Queen’s guitarist, Brian May, revealed in a recent interview with The London Times that he nearly died from a “stomach explosion” earlier this year. The stomach explosion was reportedly caused due to complications after an earlier arterial surgery May had needed following a heart attack in the month of May.
In a series of unfortunate events that first began after May tore his gluteus maximus muscle, a muscle which is located in the buttocks, while gardening, doctors discovered during an MRI that May had a severely compressed sciatic nerve. May suffered a heart attack not long after learning about his compressed sciatic nerve. Finding that the heart attack was caused due to an arterial disease, three stents were placed in May’s arteries. Soon-after, May found himself having complications from the medicine he had been given, with one of them being a stomach explosion.
The Queen guitarist exclaimed how lucky he felt to be alive, and made reassurances that he is now doing better.
“I’m incredibly grateful that I now have a life to lead again,” May said in his interview with The London Times. “I was actually very near death… But I’m good. I’m here. I’m ready to rock.”
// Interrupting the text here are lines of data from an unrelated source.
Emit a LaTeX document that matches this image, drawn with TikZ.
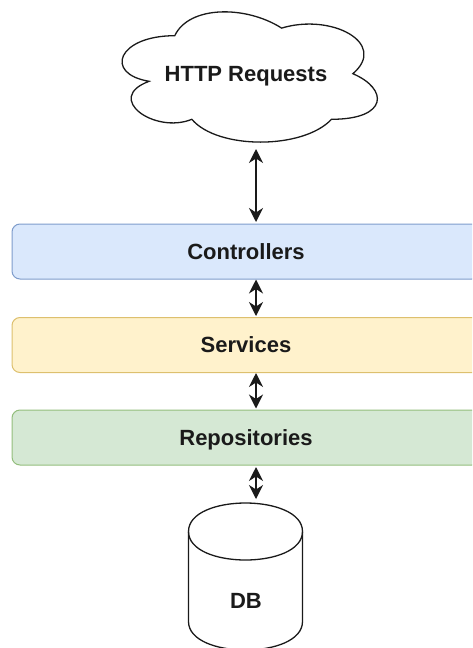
\documentclass[tikz,border=0pt]{standalone}
\usepackage{fontspec}
\setmainfont{Liberation Sans}
\usetikzlibrary{arrows.meta}

\definecolor{ctrlfill}{HTML}{DAE8FC}
\definecolor{ctrldraw}{HTML}{7E9CCB}
\definecolor{svcfill}{HTML}{FFF2CC}
\definecolor{svcdraw}{HTML}{DDC06E}
\definecolor{repofill}{HTML}{D5E8D4}
\definecolor{repodraw}{HTML}{93BE7C}
\definecolor{ink}{HTML}{1A1A1A}

\begin{document}
\begin{tikzpicture}[x=1pt,y=-1pt,
  labeltext/.style={font=\fontsize{22}{26}\selectfont\bfseries, text=ink,
    text height=15.8pt, text depth=0pt, inner sep=0pt},
  layer/.style={labeltext, rectangle, rounded corners=8pt, line width=1pt,
    minimum width=468pt, minimum height=55pt},
  link/.style={line width=1.4pt, draw=ink,
    {Stealth[length=14pt,width=14pt,inset=4.5pt]}-{Stealth[length=14pt,width=14pt,inset=4.5pt]}},
  outline/.style={line width=1.3pt, draw=ink, fill=white}]

\useasboundingbox (0,0) rectangle (472,648);
\clip (0,0) rectangle (472,648);

% cloud
\begin{scope}[shift={(103.5,-2.3)}, x=285pt, y=-152pt]
  \draw[outline] (0.25,0.25)
    .. controls (0.05,0.25) and (0,0.5) .. (0.16,0.55)
    .. controls (0,0.66) and (0.18,0.9) .. (0.31,0.8)
    .. controls (0.4,1) and (0.7,1) .. (0.8,0.8)
    .. controls (1,0.8) and (1,0.6) .. (0.875,0.5)
    .. controls (1,0.3) and (0.8,0.1) .. (0.625,0.2)
    .. controls (0.5,0.05) and (0.3,0.05) .. (0.25,0.25) -- cycle;
\end{scope}
\node[labeltext] (http) at (246,74) {HTTP Requests};
\coordinate (cloudbase) at (256,149);

% layers
\node[layer, fill=ctrlfill, draw=ctrldraw] (ctrl) at (246,251.5) {Controllers};
\node[layer, fill=svcfill, draw=svcdraw] (svc) at (246,345) {Services};
\node[layer, fill=repofill, draw=repodraw] (repo) at (246,437.5) {Repositories};

% database cylinder
\begin{scope}[shift={(188.5,503)}]
  \draw[outline] (0,28.5) .. controls (0,-9.5) and (114,-9.5) .. (114,28.5)
    -- (114,118.5) .. controls (114,156.5) and (0,156.5) .. (0,118.5) -- cycle;
  \draw[outline, fill=none] (0,28.5) .. controls (0,66.5) and (114,66.5) .. (114,28.5);
\end{scope}
\node[labeltext] (db) at (246,601) {DB};
\coordinate (dbtop) at (256,503);

% connectors
\draw[link, shorten >=1.5pt] (cloudbase) -- ([xshift=10pt]ctrl.north);
\draw[link, shorten >=1pt] ([xshift=10pt]ctrl.south) -- ([xshift=10pt]svc.north);
\draw[link, shorten >=1pt] ([xshift=10pt]svc.south) -- ([xshift=10pt]repo.north);
\draw[link, shorten <=1.5pt, shorten >=4pt] ([xshift=10pt]repo.south) -- (dbtop);
\end{tikzpicture}
\end{document}
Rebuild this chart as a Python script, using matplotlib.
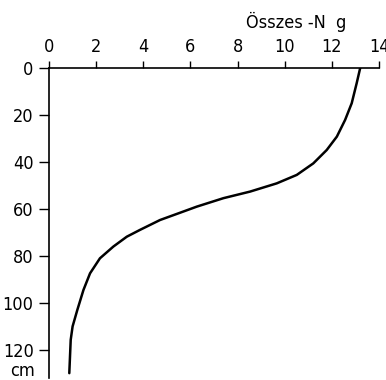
import numpy as np
import matplotlib
matplotlib.use("Agg")
import matplotlib.pyplot as plt

# Összes-N (g) és mélység (cm)
n_total = [13.2, 13.05, 12.84, 12.56, 12.21, 11.78, 11.21, 10.51, 9.66, 8.53, 7.40,
           6.27, 5.56, 4.71, 3.86, 3.30, 2.73, 2.16, 1.74, 1.46, 1.20, 1.0, 0.92, 0.89, 0.86]
depth = [0, 6.5, 15.0, 22.1, 29.2, 34.9, 40.6, 45.5, 49.1, 52.6, 55.4,
         59.0, 61.6, 64.7, 68.9, 71.8, 76.0, 81.0, 87.4, 94.5, 103, 110, 115.7, 122.8, 129.9]

xticks = [0, 2, 4, 6, 8, 10, 12, 14]
yticks = [0, 20, 40, 60, 80, 100, 120]

plt.rcParams['font.family'] = ['DejaVu Sans']
plt.rcParams['font.stretch'] = 'condensed'

fig = plt.figure(figsize=(3.86, 3.80), dpi=100)
ax = fig.add_axes([0.127, 0.005, 0.855, 0.816])

ax.plot(n_total, depth, color='black', lw=1.8, solid_capstyle='round', solid_joinstyle='round')

ax.set_xlim(0, 14)
ax.set_ylim(132, 0)
ax.xaxis.tick_top()
ax.set_xticks(xticks)
ax.set_yticks(yticks)
ax.tick_params(axis='x', direction='out', length=5, width=1, labelsize=13, pad=4)
ax.tick_params(axis='y', direction='out', length=7, width=1, labelsize=13, pad=4)
for s in ['right', 'bottom']:
    ax.spines[s].set_visible(False)
ax.spines['top'].set_linewidth(1.2)
ax.spines['left'].set_linewidth(1.2)

ax.text(0.75, 1.129, 'Összes -N  g', transform=ax.transAxes, ha='center', va='baseline', fontsize=13)
fig.text(0.058, 0.01, 'cm', ha='center', va='baseline', fontsize=13)

fig.savefig('out.png', dpi=100)
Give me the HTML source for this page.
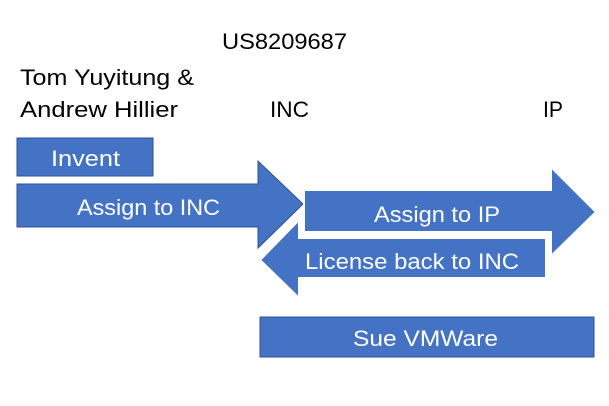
<!DOCTYPE html>
<html><head><meta charset="utf-8"><style>
html,body{margin:0;padding:0;background:#fff;}
svg{display:block;}
text{font-family:"Liberation Sans",sans-serif;font-size:22px;}
.w{fill:#fff;}
</style></head><body>
<svg width="609" height="406" viewBox="0 0 609 406" xmlns="http://www.w3.org/2000/svg">
<text x="222" y="49" textLength="125" lengthAdjust="spacingAndGlyphs">US8209687</text>
<text x="20" y="85" textLength="174" lengthAdjust="spacingAndGlyphs">Tom Yuyitung &amp;</text>
<text x="20" y="117" textLength="158" lengthAdjust="spacingAndGlyphs">Andrew Hillier</text>
<text x="270" y="117" textLength="39" lengthAdjust="spacingAndGlyphs">INC</text>
<text x="543" y="117" textLength="20" lengthAdjust="spacingAndGlyphs">IP</text>

<g fill="#4472c4" stroke="#2f528f" stroke-width="1">
<rect x="17" y="138" width="136" height="38"/>
<polygon points="17,184 258,184 258,161 303,204 258,248 258,227 17,227"/>
<polygon points="260,260 299,220 299,238 546,238 546,278 299,278 299,298" stroke="#fff" stroke-width="2"/>
<polygon points="304,190 551,190 551,167 596,212 551,256 551,232 304,232" stroke="#fff" stroke-width="2"/>
<rect x="260" y="317" width="334" height="40"/>
</g>
<text class="w" x="77" y="215" textLength="143" lengthAdjust="spacingAndGlyphs">Assign to INC</text>
<text class="w" x="51" y="166" textLength="69" lengthAdjust="spacingAndGlyphs">Invent</text>
<text class="w" x="374" y="222" textLength="126" lengthAdjust="spacingAndGlyphs">Assign to IP</text>
<text class="w" x="305" y="269" textLength="214" lengthAdjust="spacingAndGlyphs">License back to INC</text>
<text class="w" x="353" y="346" textLength="145" lengthAdjust="spacingAndGlyphs">Sue VMWare</text>
</svg>
</body></html>
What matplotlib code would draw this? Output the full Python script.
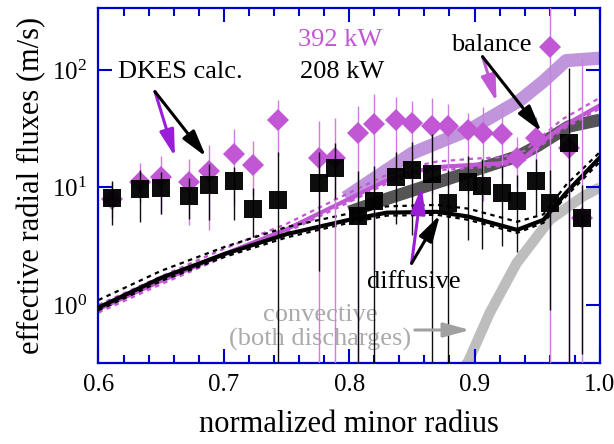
import matplotlib
matplotlib.use("Agg")
import matplotlib.pyplot as plt
import numpy as np

plt.rcParams["font.family"] = ["Liberation Serif", "DejaVu Serif"]
plt.rcParams["mathtext.fontset"] = "stix"

# DKES calculated fluxes, 392 kW (magenta diamonds)
r_392 = [0.611, 0.633, 0.650, 0.672, 0.688, 0.708, 0.723, 0.743, 0.776, 0.789,
         0.807, 0.820, 0.837, 0.850, 0.866, 0.879, 0.895, 0.907, 0.922, 0.9335,
         0.949, 0.960, 0.975, 0.986]
v_392 = [8.0, 11.2, 12.2, 11.2, 13.8, 19.2, 15.5, 37.5, 17.7, 17.7,
         29.3, 34.5, 37.5, 35.2, 33.4, 33.4, 30.8, 28.9, 28.5, 17.7,
         26.2, 158, 21.6, 5.5]
lo_392 = [5.5, 7.5, 5.9, 4.8, 4.3, 7.0, 8.5, 18.6, 0.1, 0.1,
          0.1, 2.0, 12.0, 10.0, 9.0, 10.0, 9.0, 7.7, 12.0, 10.0,
          14.0, 0.1, 0.1, 0.1]
hi_392 = [11.2, 16.3, 18.5, 17.6, 23.1, 31.5, 25.0, 56.0, 37.0, 38.8,
          49.6, 62.5, 58.6, 54.7, 57.5, 51.4, 43.4, 48.6, 47.3, 27.0,
          40.0, 1000, 44.0, 126]

# DKES calculated fluxes, 208 kW (black squares)
r_208 = [0.611, 0.633, 0.650, 0.672, 0.688, 0.708, 0.723, 0.743, 0.776, 0.789,
         0.807, 0.820, 0.837, 0.850, 0.866, 0.879, 0.895, 0.906, 0.922, 0.9335,
         0.949, 0.960, 0.975, 0.986]
v_208 = [8.2, 9.7, 9.8, 8.5, 10.4, 11.4, 6.5, 7.8, 11.0, 14.7,
         5.75, 7.7, 12.3, 14.1, 13.0, 7.3, 11.2, 10.2, 9.0, 7.7,
         11.4, 7.4, 23.8, 5.5]
lo_208 = [4.8, 5.1, 5.9, 5.4, 5.3, 5.3, 3.8, 0.1, 1.96, 8.0,
          0.1, 0.1, 4.9, 3.9, 0.1, 0.1, 3.6, 3.0, 3.2, 2.8,
          5.8, 0.91, 0.1, 0.38]
hi_208 = [11.4, 14.1, 13.5, 12.0, 15.8, 15.0, 9.8, 19.9, 20.0, 23.8,
          13.8, 15.3, 20.0, 24.2, 28.4, 14.0, 18.6, 17.4, 15.1, 12.8,
          17.4, 14.1, 103, 10.5]

# diffusive fluxes
r_dif_208 = [0.6, 0.65, 0.7, 0.75, 0.8, 0.83, 0.87, 0.895, 0.934, 0.955, 0.973, 1.0]
dif_208 = [0.95, 1.7, 2.7, 4.0, 5.3, 6.1, 6.2, 5.65, 4.35, 5.3, 9.0, 18.0]
dif_208_up = [1.1, 1.95, 3.1, 4.6, 6.0, 6.9, 7.1, 6.6, 5.1, 5.9, 10.5, 20.0]
dif_208_dn = [0.9, 1.6, 2.55, 3.75, 5.0, 5.75, 5.85, 5.3, 4.1, 5.0, 8.4, 16.5]

r_dif_392 = [0.6, 0.65, 0.7, 0.75, 0.8, 0.83, 0.85, 0.87, 0.9, 0.92, 0.94, 0.955, 0.97, 1.0]
dif_392 = [0.92, 1.6, 2.7, 4.4, 8.0, 11.5, 13.5, 14.9, 15.6, 16.0, 18.0, 25.0, 33.0, 50.0]
dif_392_up = [1.0, 1.75, 3.0, 4.9, 9.0, 12.8, 15.0, 16.6, 17.6, 18.0, 20.5, 28.0, 38.0, 58.0]
dif_392_dn = [0.86, 1.5, 2.55, 4.15, 7.5, 10.8, 12.7, 14.0, 14.7, 15.2, 17.0, 23.5, 31.0, 47.0]

# balance (total) fluxes
r_bal_392 = [0.797, 0.85, 0.896, 0.936, 0.955, 0.973, 1.0]
bal_392 = [8.2, 19.5, 31.0, 55.0, 80.0, 120.0, 126.0]
r_bal_208 = [0.80, 0.83, 0.87, 0.90, 0.935, 0.95, 0.975, 1.0]
bal_208 = [6.2, 8.0, 11.0, 14.0, 18.5, 22.5, 33.0, 37.6]

# convective (both discharges)
r_conv = [0.888, 0.895, 0.912, 0.9335, 0.96, 0.9866, 1.0]
conv = [0.26, 0.33, 0.85, 2.26, 5.3, 8.4, 10.0]

MAG = "#c257d6"
MAG_BAR = "#c97ee0"
PURPLE = "#9a1ed6"
BLUE = "#0000cc"

fig = plt.figure(figsize=(6.14, 4.44), dpi=100)
ax = fig.add_axes([0.1604, 0.1824, 0.8166, 0.7996])

# thick bands
ax.plot(r_bal_392, bal_392, color="#b98ad8", lw=9.5, alpha=0.9, solid_capstyle="butt", zorder=1)
ax.plot(r_bal_208, bal_208, color="#555555", lw=9.0, solid_capstyle="butt", zorder=1)
ax.plot(r_conv, conv, color="#bdbdbd", lw=7.5, solid_capstyle="butt", zorder=1)

# diffusive lines
ax.plot(r_dif_392, dif_392_up, color=MAG, lw=1.6, ls=(0, (2, 2)), zorder=2)
ax.plot(r_dif_392, dif_392_dn, color=MAG, lw=1.6, ls=(0, (2, 2)), zorder=2)
ax.plot(r_dif_392, dif_392, color=MAG, lw=3.0, zorder=2)
ax.plot(r_dif_208, dif_208_up, color="black", lw=1.6, ls=(0, (2, 2)), zorder=3)
ax.plot(r_dif_208, dif_208_dn, color="black", lw=1.6, ls=(0, (2, 2)), zorder=3)
ax.plot(r_dif_208, dif_208, color="black", lw=3.0, zorder=3)

# DKES points with error bars
v = np.array(v_392)
err = [v - np.array(lo_392), np.array(hi_392) - v]
ax.errorbar(r_392, v_392, yerr=err, fmt="D", ms=11, color=MAG, ecolor=MAG_BAR,
            elinewidth=1.0, capsize=7, capthick=1.0, mew=0, zorder=4)
v = np.array(v_208)
err = [v - np.array(lo_208), np.array(hi_208) - v]
ax.errorbar(r_208, v_208, yerr=err, fmt="s", ms=12.5, color="black", ecolor="black",
            elinewidth=1.0, capsize=7, capthick=1.0, mew=0, zorder=5, alpha=0.95)

ax.set_yscale("log")
ax.set_xlim(0.6, 1.0)
ax.set_ylim(0.32, 337)
ax.set_xticks([0.6, 0.7, 0.8, 0.9, 1.0])
ax.set_xticklabels(["0.6", "0.7", "0.8", "0.9", "1.0"])
ax.set_xticks(np.arange(0.62, 1.0, 0.02), minor=True)
ax.yaxis.set_minor_locator(matplotlib.ticker.NullLocator())
ax.tick_params(which="both", direction="in", top=True, right=True, color=BLUE,
               labelsize=18, pad=8)
ax.tick_params(which="major", length=10, width=1.5)
ax.tick_params(which="minor", length=6, width=1.5)
for s in ax.spines.values():
    s.set_color(BLUE)
    s.set_linewidth(1.6)

ax.set_xlabel("normalized minor radius", fontsize=22, labelpad=10)
ax.set_ylabel("effective radial fluxes (m/s)", fontsize=22, labelpad=4)

# labels and arrows
T = ax.transAxes
ax.text(0.039, 0.82, "DKES calc.", transform=T, fontsize=19, va="center", ha="left")
ax.text(0.566, 0.91, "392 kW", transform=T, fontsize=19, va="center", ha="right", color=MAG)
ax.text(0.569, 0.82, "208 kW", transform=T, fontsize=19, va="center", ha="right")
ax.text(0.783, 0.896, "balance", transform=T, fontsize=19, va="center", ha="center")
ax.text(0.629, 0.228, "diffusive", transform=T, fontsize=19, va="center", ha="center")
ax.text(0.4417, 0.135, "convective", transform=T, fontsize=19, va="center", ha="center",
        color="#aaaaaa")
ax.text(0.4417, 0.065, "(both discharges)", transform=T, fontsize=19, va="center",
        ha="center", color="#aaaaaa")

arrow = "-|>,head_length=0.8,head_width=0.22"


def arr(start, end, color):
    ax.annotate("", xy=end, xytext=start, xycoords=T, textcoords=T,
                arrowprops=dict(arrowstyle=arrow, color=color, lw=2.2,
                                shrinkA=0, shrinkB=0, mutation_scale=20), zorder=6)


arr((0.1126, 0.7645), (0.1525, 0.5812), PURPLE)
arr((0.1126, 0.7645), (0.2144, 0.5812), "black")
arr((0.766, 0.8628), (0.794, 0.736), MAG)
arr((0.766, 0.8628), (0.8837, 0.6515), "black")
arr((0.6245, 0.2808), (0.6445, 0.4966), PURPLE)
arr((0.6245, 0.2808), (0.681, 0.4169), "black")
arr((0.631, 0.093), (0.741, 0.093), "#a0a0a0")

fig.savefig("out.png", dpi=100)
Bohemian Rhapsody, a biopic about Freddie Mercury and Queen, had been released in 2018. The biopic featured a cameo from singer Adam Lambert, who performs with Queen’s founding members, May and Roger Taylor, under the name Queen+. The band initially gained popularity throughout the 1970s, and their performance at 1885’s Live Aid concert has long been regarded as one of the best performances in rock history. Queen stopped touring in 1986, with Mercury dying due to complications from AIDS in 1991.